DATASET EXCERPT.

-- Begin --

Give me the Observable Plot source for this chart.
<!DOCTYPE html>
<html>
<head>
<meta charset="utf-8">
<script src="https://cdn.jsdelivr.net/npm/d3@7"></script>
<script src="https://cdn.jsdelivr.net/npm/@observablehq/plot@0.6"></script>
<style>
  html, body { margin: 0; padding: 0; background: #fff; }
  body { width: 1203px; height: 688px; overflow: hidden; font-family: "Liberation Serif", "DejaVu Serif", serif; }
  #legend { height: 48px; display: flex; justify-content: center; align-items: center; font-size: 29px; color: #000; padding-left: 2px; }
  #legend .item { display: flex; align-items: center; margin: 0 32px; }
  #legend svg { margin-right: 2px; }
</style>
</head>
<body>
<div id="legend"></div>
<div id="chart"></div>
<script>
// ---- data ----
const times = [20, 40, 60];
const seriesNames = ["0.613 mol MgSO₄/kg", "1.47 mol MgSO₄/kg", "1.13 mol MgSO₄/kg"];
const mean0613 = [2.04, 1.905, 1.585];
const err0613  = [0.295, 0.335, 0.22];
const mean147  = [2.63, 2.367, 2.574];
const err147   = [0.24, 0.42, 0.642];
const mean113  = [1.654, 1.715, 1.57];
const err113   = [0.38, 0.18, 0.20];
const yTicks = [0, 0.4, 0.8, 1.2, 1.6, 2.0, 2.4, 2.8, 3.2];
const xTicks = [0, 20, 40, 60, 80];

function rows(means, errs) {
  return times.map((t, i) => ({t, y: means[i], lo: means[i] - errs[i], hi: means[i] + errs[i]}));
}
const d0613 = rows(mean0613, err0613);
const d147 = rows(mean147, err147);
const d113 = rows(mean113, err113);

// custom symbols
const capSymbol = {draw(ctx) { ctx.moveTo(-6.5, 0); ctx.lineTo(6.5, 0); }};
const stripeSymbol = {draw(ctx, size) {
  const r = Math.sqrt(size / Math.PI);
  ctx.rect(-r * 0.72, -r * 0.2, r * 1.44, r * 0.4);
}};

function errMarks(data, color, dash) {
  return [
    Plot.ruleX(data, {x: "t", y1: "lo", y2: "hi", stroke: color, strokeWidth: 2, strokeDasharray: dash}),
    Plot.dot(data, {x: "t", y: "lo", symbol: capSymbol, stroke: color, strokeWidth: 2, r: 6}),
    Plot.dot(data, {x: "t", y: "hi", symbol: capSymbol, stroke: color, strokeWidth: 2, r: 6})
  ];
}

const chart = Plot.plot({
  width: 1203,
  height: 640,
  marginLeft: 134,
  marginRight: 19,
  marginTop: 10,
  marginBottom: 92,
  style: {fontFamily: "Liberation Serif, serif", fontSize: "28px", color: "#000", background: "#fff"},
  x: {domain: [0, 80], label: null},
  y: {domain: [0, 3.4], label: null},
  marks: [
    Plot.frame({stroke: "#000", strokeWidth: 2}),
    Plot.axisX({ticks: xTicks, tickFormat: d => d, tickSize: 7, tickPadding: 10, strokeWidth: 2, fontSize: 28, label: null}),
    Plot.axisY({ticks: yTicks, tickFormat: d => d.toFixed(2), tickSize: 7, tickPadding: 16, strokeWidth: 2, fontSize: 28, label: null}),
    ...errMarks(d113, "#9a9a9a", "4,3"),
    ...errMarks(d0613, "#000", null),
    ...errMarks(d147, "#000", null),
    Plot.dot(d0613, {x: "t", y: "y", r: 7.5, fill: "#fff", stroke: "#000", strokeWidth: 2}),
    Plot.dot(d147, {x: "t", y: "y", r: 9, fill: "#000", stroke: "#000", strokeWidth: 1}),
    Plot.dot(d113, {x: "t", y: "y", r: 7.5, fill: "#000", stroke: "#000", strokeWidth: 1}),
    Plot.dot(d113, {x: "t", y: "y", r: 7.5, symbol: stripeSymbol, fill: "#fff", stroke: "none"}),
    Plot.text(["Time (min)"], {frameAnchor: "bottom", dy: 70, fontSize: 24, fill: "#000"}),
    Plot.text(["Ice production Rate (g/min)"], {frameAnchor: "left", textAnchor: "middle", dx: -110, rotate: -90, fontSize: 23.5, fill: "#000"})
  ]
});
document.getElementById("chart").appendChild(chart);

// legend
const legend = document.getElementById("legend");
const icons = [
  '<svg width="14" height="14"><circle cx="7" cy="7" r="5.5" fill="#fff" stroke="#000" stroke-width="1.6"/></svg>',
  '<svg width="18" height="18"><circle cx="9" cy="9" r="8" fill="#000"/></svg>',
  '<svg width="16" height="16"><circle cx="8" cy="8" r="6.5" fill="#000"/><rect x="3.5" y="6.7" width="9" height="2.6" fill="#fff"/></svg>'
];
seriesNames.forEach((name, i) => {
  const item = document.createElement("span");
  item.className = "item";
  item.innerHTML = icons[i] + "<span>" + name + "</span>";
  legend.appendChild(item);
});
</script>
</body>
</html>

-- End --

WHAT YOU HAVE TO DO. Everything from the first line of the material through the line containing "const xTicks = [0, 20, 40, 60, 80];" is to be printed exactly; lines after that are to be left out.

ANSWER TO THE TASK.
Give me the Observable Plot source for this chart.
<!DOCTYPE html>
<html>
<head>
<meta charset="utf-8">
<script src="https://cdn.jsdelivr.net/npm/d3@7"></script>
<script src="https://cdn.jsdelivr.net/npm/@observablehq/plot@0.6"></script>
<style>
  html, body { margin: 0; padding: 0; background: #fff; }
  body { width: 1203px; height: 688px; overflow: hidden; font-family: "Liberation Serif", "DejaVu Serif", serif; }
  #legend { height: 48px; display: flex; justify-content: center; align-items: center; font-size: 29px; color: #000; padding-left: 2px; }
  #legend .item { display: flex; align-items: center; margin: 0 32px; }
  #legend svg { margin-right: 2px; }
</style>
</head>
<body>
<div id="legend"></div>
<div id="chart"></div>
<script>
// ---- data ----
const times = [20, 40, 60];
const seriesNames = ["0.613 mol MgSO₄/kg", "1.47 mol MgSO₄/kg", "1.13 mol MgSO₄/kg"];
const mean0613 = [2.04, 1.905, 1.585];
const err0613  = [0.295, 0.335, 0.22];
const mean147  = [2.63, 2.367, 2.574];
const err147   = [0.24, 0.42, 0.642];
const mean113  = [1.654, 1.715, 1.57];
const err113   = [0.38, 0.18, 0.20];
const yTicks = [0, 0.4, 0.8, 1.2, 1.6, 2.0, 2.4, 2.8, 3.2];
const xTicks = [0, 20, 40, 60, 80];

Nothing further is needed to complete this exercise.